“A Special Edition Zipmail was sent out yesterday. In light of the volume of bomb threats the University of Akron has received so far this semester, anything marked Special Edition gives one pause. It was with great relief that we read that there was no catastrophe.””
A Special Edition Zipmail was sent out yesterday.
In light of the volume of bomb threats the University of Akron has received so far this semester, anything marked Special Edition gives one pause.
It was with great relief that we read that there was no catastrophe.
Instead, it was relaying time changes for a panel discussion on sexual diversity and a documentary.
We’d like to restate the obvious: The university needs more designations for Zipmail other than Special Edition.
Let’s put this into perspective.
When a building is closed because of a bomb threat and a SWAT team and bomb-sniffing dogs are on campus, that’s worthy of being characterized as Special Edition.
That being said, if a bomb threat warrants Special Edition, little else falls into that category.

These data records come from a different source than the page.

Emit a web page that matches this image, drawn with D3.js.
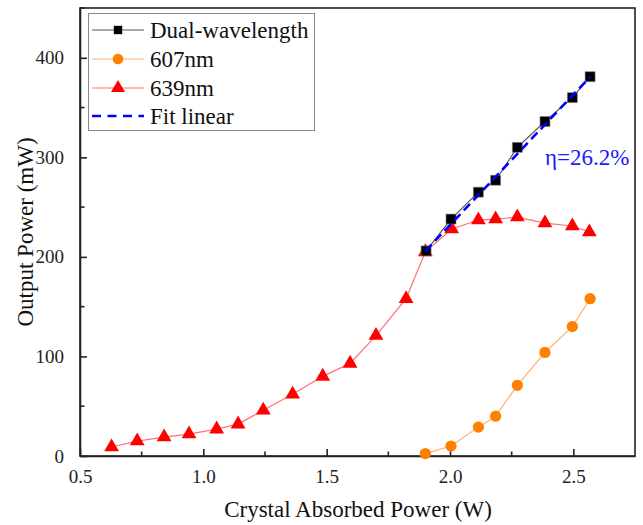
<!DOCTYPE html>
<html><head><meta charset="utf-8">
<script src="https://cdn.jsdelivr.net/npm/d3@7"></script>
<style>body{margin:0;background:#fff}svg{display:block}svg text{font-family:"Liberation Serif","Times New Roman",serif !important}</style>
</head><body><svg id="c" width="643" height="525"></svg>
<script>
const dualX = [1.903, 2.004, 2.115, 2.185, 2.273, 2.385, 2.496, 2.568];
const dualY = [206, 238, 265, 277, 310, 336, 360, 381];
const x607 = [1.900, 2.004, 2.115, 2.185, 2.273, 2.385, 2.496, 2.568];
const y607 = [2.4, 10, 29, 40, 71, 104, 130, 158];
const x639 = [0.628, 0.732, 0.841, 0.942, 1.054, 1.141, 1.243, 1.362, 1.484, 1.595, 1.700, 1.822, 1.900, 2.007, 2.115, 2.185, 2.273, 2.385, 2.496, 2.565];
const y639 = [9, 15, 19, 22, 27, 32, 46, 62, 80, 93, 121, 158, 205, 228, 237, 238, 240, 234, 231, 225];
const fitX = [1.90, 2.568];
const fitY = [205.8, 380.8];
const xTicks = [0.5, 1.0, 1.5, 2.0, 2.5];
const yTicks = [0, 100, 200, 300, 400];
const legendLabels = ["Dual-wavelength", "607nm", "639nm", "Fit linear"];
const etaLabel = "η=26.2%";

const svg = d3.select("#c");
const L = 80, R = 635, T = 8, B = 456;
const x = d3.scaleLinear().domain([0.5, 2.75]).range([L, R]);
const y = d3.scaleLinear().domain([0, 450]).range([B, T]);

const colDual = "#000", colDualLine = "#555";
const col607 = "#ff8000", col607Line = "#ffb070";
const col639 = "#ff0000", col639Line = "#ff7070";
const colFit = "#0000ff";
const serif = '"Liberation Serif", serif';

svg.append("rect").attr("x", L).attr("y", T).attr("width", R - L).attr("height", B - T)
  .attr("fill", "none").attr("stroke", "#222").attr("stroke-width", 1.6);

const xAxis = d3.axisBottom(x).tickValues(xTicks).tickFormat(d3.format(".1f")).tickSizeInner(-7).tickSizeOuter(0).tickPadding(14);
const gx = svg.append("g").attr("transform", `translate(0,${B})`).call(xAxis);
const yAxis = d3.axisLeft(y).tickValues(yTicks).tickFormat(d3.format("d")).tickSizeInner(-7).tickSizeOuter(0).tickPadding(16);
const gy = svg.append("g").attr("transform", `translate(${L},0)`).call(yAxis);
[gx, gy].forEach(g => {
  g.attr("font-family", null).attr("font-size", null);
  g.select(".domain").attr("stroke", "#222").attr("stroke-width", 1.6);
  g.selectAll(".tick line").attr("stroke", "#222").attr("stroke-width", 1.6);
  g.selectAll(".tick text").style("font-size", "19px").style("font-family", serif).attr("fill", "#222");
});
const xMinor = xTicks.slice(0, -1).map(d => d + 0.25);
xMinor.forEach(d => svg.append("line").attr("x1", x(d)).attr("x2", x(d)).attr("y1", B).attr("y2", B - 4.5).attr("stroke", "#222").attr("stroke-width", 1.6));
const yMinor = yTicks.map(d => d + 50);
yMinor.forEach(d => svg.append("line").attr("x1", L).attr("x2", L + 4.5).attr("y1", y(d)).attr("y2", y(d)).attr("stroke", "#222").attr("stroke-width", 1.6));

svg.append("text").attr("x", 358).attr("y", 517).attr("text-anchor", "middle").style("font-size", "23px").attr("fill", "#111").text("Crystal Absorbed Power (W)");
svg.append("text").attr("transform", "translate(33,232) rotate(-90)").attr("text-anchor", "middle").style("font-size", "23px").attr("fill", "#111").text("Output Power (mW)");

const line = d3.line().x(d => x(d[0])).y(d => y(d[1]));
const pts = (xs, ys) => xs.map((v, i) => [v, ys[i]]);
const dual = pts(dualX, dualY), p607 = pts(x607, y607), p639 = pts(x639, y639), fit = pts(fitX, fitY);

svg.append("path").datum(p639).attr("d", line).attr("fill", "none").attr("stroke", col639Line).attr("stroke-width", 1.2);
svg.append("path").datum(p607).attr("d", line).attr("fill", "none").attr("stroke", col607Line).attr("stroke-width", 1.2);
svg.append("path").datum(dual).attr("d", line).attr("fill", "none").attr("stroke", colDualLine).attr("stroke-width", 1.2);

const tri = d3.symbol().type(d3.symbolTriangle).size(95);
const circ = d3.symbol().type(d3.symbolCircle).size(100);
const sq = d3.symbol().type(d3.symbolSquare).size(100);

svg.append("g").selectAll("path").data(p639).join("path").attr("d", tri)
  .attr("transform", d => `translate(${x(d[0])},${y(d[1])})`).attr("fill", col639);
svg.append("g").selectAll("path").data(p607).join("path").attr("d", circ)
  .attr("transform", d => `translate(${x(d[0])},${y(d[1])})`).attr("fill", col607);
svg.append("g").selectAll("path").data(dual).join("path").attr("d", sq)
  .attr("transform", d => `translate(${x(d[0])},${y(d[1])})`).attr("fill", colDual).attr("stroke", "#888").attr("stroke-width", 0.6);

svg.append("path").datum(fit).attr("d", line).attr("fill", "none").attr("stroke", colFit)
  .attr("stroke-width", 2.6).attr("stroke-dasharray", "9,5");

svg.append("text").attr("x", 545).attr("y", 165).style("font-size", "23px").attr("fill", "#1a1aff").text(etaLabel);

const lg = svg.append("g");
lg.append("rect").attr("x", 88.5).attr("y", 13.5).attr("width", 226).attr("height", 117)
  .attr("fill", "#fff").attr("stroke", "#888").attr("stroke-width", 1);
const rows = [30, 59, 88, 116];
const lineCols = [colDualLine, col607Line, col639Line, colFit];
const markCols = [colDual, col607, col639, null];
const markSym = [d3.symbol().type(d3.symbolSquare).size(70), d3.symbol().type(d3.symbolCircle).size(90), d3.symbol().type(d3.symbolTriangle).size(85), null];
legendLabels.forEach((lab, i) => {
  const yy = rows[i];
  const ln = lg.append("line").attr("x1", 92).attr("x2", 144).attr("y1", yy).attr("y2", yy).attr("stroke", lineCols[i]);
  if (i === 3) ln.attr("stroke-width", 2.4).attr("stroke-dasharray", "9,6.5");
  else ln.attr("stroke-width", 1.2);
  if (markSym[i]) lg.append("path").attr("d", markSym[i]).attr("transform", `translate(118,${yy})`).attr("fill", markCols[i]);
  lg.append("text").attr("x", 150).attr("y", yy + 7.5).style("font-size", "23px").attr("fill", "#111").text(lab);
});
</script></body></html>
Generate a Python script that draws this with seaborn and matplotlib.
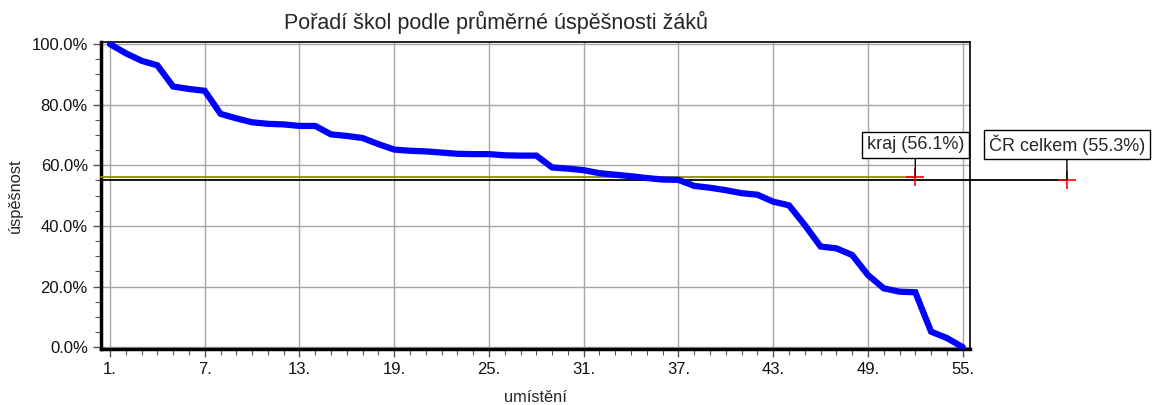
import numpy as np
import pandas as pd
import seaborn as sns
import matplotlib.pyplot as plt
from matplotlib.ticker import MultipleLocator, FixedLocator, PercentFormatter

# ranking position of school and its average success rate (%)
positions = list(range(1, 56))
success = [100.0, 97.0, 94.5, 93.0, 86.0, 85.2, 84.6, 77.0, 75.5, 74.2,
           73.7, 73.5, 73.0, 73.0, 70.2, 69.7, 69.0, 67.0, 65.2, 64.8,
           64.6, 64.2, 63.8, 63.7, 63.7, 63.3, 63.2, 63.2, 59.3, 58.9,
           58.4, 57.4, 56.9, 56.4, 55.8, 55.3, 55.2, 53.2, 52.6, 51.8,
           50.8, 50.3, 48.0, 46.8, 40.3, 33.2, 32.6, 30.4, 23.8, 19.4,
           18.3, 18.1, 5.1, 3.0, 0.0]

xticks = [1, 7, 13, 19, 25, 31, 37, 43, 49, 55]
xtick_labels = [f"{t}." for t in xticks]

ref_names = ["kraj", "ČR celkem"]
ref_values = [56.1, 55.3]
ref_pos = [52.0, 61.6]
ref_colors = ["#8c8c00", "black"]

df = pd.DataFrame({"umisteni": positions, "uspesnost": success})

sns.set_style("white")
plt.rcParams["font.family"] = ["Liberation Sans", "DejaVu Sans"]

fig = plt.figure(figsize=(11.54, 4.05), dpi=100)
ax = fig.add_axes([0.0875, 0.138, 0.753, 0.758])

# reference lines (ČR drawn first, kraj on top)
for name, val, xp, col in reversed(list(zip(ref_names, ref_values, ref_pos, ref_colors))):
    ax.plot([0.43, xp], [val, val], color=col, lw=1.3, clip_on=False, zorder=3)
    ax.plot([xp], [val], marker="+", color="red", ms=13, mew=1.2, clip_on=False, zorder=5)
    ax.annotate(f"{name} ({val:.1f}%)", xy=(xp, val), xytext=(xp, 66.8),
                textcoords="data", ha="center", va="center", fontsize=13,
                bbox=dict(boxstyle="square,pad=0.25", fc="white", ec="black", lw=1),
                arrowprops=dict(arrowstyle="-", color="black", lw=1, shrinkA=0, shrinkB=0),
                annotation_clip=False, zorder=6)

sns.lineplot(data=df, x="umisteni", y="uspesnost", ax=ax, color="#0000ff",
             lw=4.5, zorder=4, solid_joinstyle="miter")

ax.set_xlim(0.43, 55.46)
ax.set_ylim(-0.66, 100.66)
ax.xaxis.set_major_locator(FixedLocator(xticks))
ax.set_xticklabels(xtick_labels)
ax.xaxis.set_minor_locator(MultipleLocator(1))
ax.yaxis.set_major_locator(MultipleLocator(20))
ax.yaxis.set_minor_locator(MultipleLocator(5))
ax.yaxis.set_major_formatter(PercentFormatter(decimals=1))

ax.grid(True, which="major", color="#a6a6a6", lw=1)
ax.tick_params(which="both", direction="out", color="#555555", labelsize=12, labelcolor="#111111")
ax.tick_params(which="major", length=6, width=1, left=True, bottom=True)
ax.tick_params(which="minor", length=4, width=0.8, left=True, bottom=True)

for side in ["top", "right"]:
    ax.spines[side].set_color("black")
    ax.spines[side].set_linewidth(1.2)
for side in ["left", "bottom"]:
    ax.spines[side].set_color("black")
    ax.spines[side].set_linewidth(2.5)

ax.set_xlabel("umístění", fontsize=11.8, labelpad=9)
ax.set_ylabel("úspěšnost", fontsize=11.8, labelpad=6)
fig.text(496 / 1154, 1 - 22 / 405, "Pořadí škol podle průměrné úspěšnosti žáků",
         ha="center", va="center", fontsize=15.5)

fig.savefig("out.png", dpi=100)
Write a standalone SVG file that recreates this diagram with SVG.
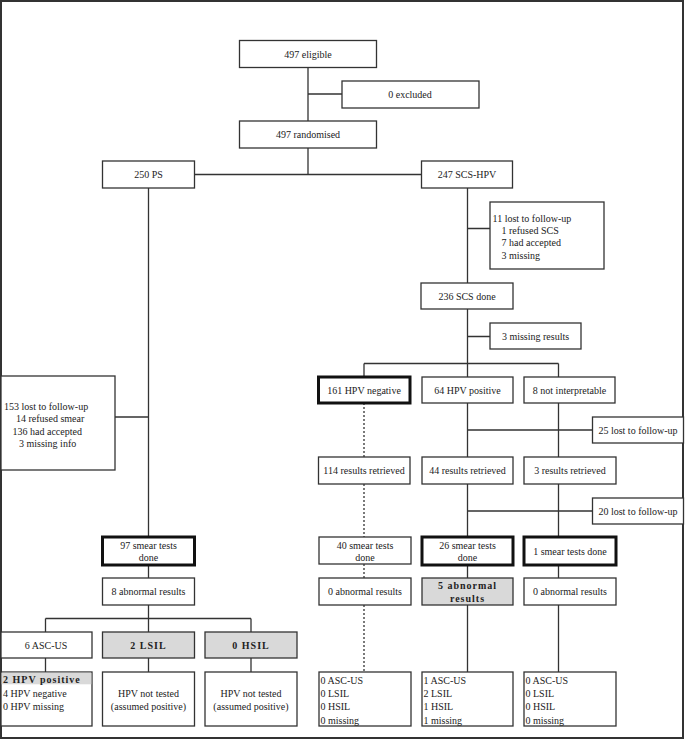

OK, when the university is closed because of snow and ice, that’s also Special Edition.
But that doesn’t happen too often, so don’t worry about receiving many of those Special Edition Zipmails.
So if serious, urgent news is Special Edition, then it logically follows that time changes for lectures or panel discussions are not.
We’re just spitballing here, but perhaps that kind of news could be labeled For Your Information.
When a blurb is not included in the weekly Zipmail and it is sent out later, that would be another FYI Zipmail.
It’s common sense.
When everything is Special Edition, it loses credibility and importance.
Most students don’t even read Zipmail. And, some lose interest after they anxiously open a Special Edition, anticipating that the sky may be falling.
After a few Special Editions that cry wolf, you learn your lesson.
We implore the powers-that-be at the university to reconsider this system. It does not require a task force or a committee.
You’ll be more effective at communicating with the campus community if you change the designations.
Ironically, now that we’ve used the term Special Edition 12 times in this small space, the sense of urgency it once conveyed has now disappeared.
Now we’re not even going to read them.